Abstract:  Considerable recent discussion (in research papers, faculty meetings, and public discourse) has emphasized the potential dangers, affordances, and curiosities of ChatGPT and other LLM-powered chatbots that can generate lucid text on demand. This talk draws from two recent studies - Casal and Kessler (2023) and Casal, Stewart, and Windsor (in press). The two studies are summarized and illustrated with examples, and implications for ethics, pedagogy, and research are discussed.

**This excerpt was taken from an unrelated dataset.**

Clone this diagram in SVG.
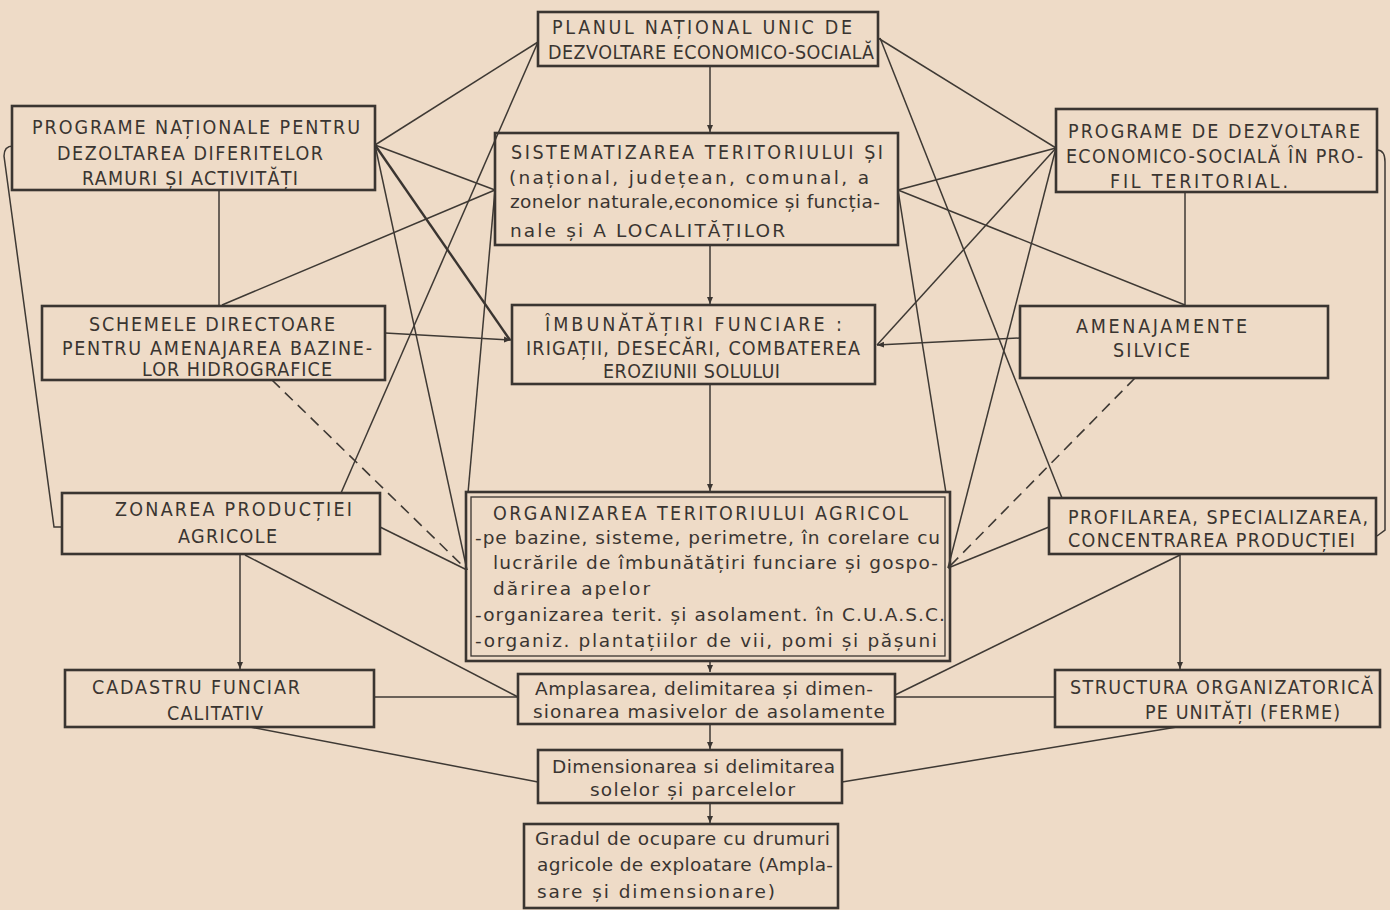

Using a specific text-generation protocol, Casal and Kessler (2023) investigated the extent to which 72 editorial board members from top Applied Linguistics journals could distinguish AI-generated from human-written research article abstracts and what criterion formed the basis of their decisions. Findings suggest that despite employing multiple rationales to judge texts, reviewers were largely unsuccessful in identifying AI versus human writing in this context, with an overall positive identification rate of only 38.9%. Casal, Stewart, and Windsor (in press) adopt a usage-based linguistics perspective to examine the use of verb-argument constructions and the verbs within these schemas in human and ChatGPT produced advice in medical and financial domains (approximately 5,200 question-answer pairs). ChatGPT responses to all queries were generated by GPT 3.5 web, GPT API with default settings, 4 web, and 4o web, to allow for comparisons across models. While the overall verb-argument constructions and frequency ranks were notably consistent across human and ChatGPT corpora, ChatGPT over relies on prototypical patterns in general and the sharp differences in verbs within analyzed schemas highlight important divergences away from broad conventions of human-produced advice over time.

Dr. J. Elliott Casal is an Assistant Professor of Applied Linguistics in the Department of English and Affiliate faculty member of the Institute for Intelligent Systems at the University of Memphis. Casal is also an alumnus of the  M.A. Applied Linguistics program  '14.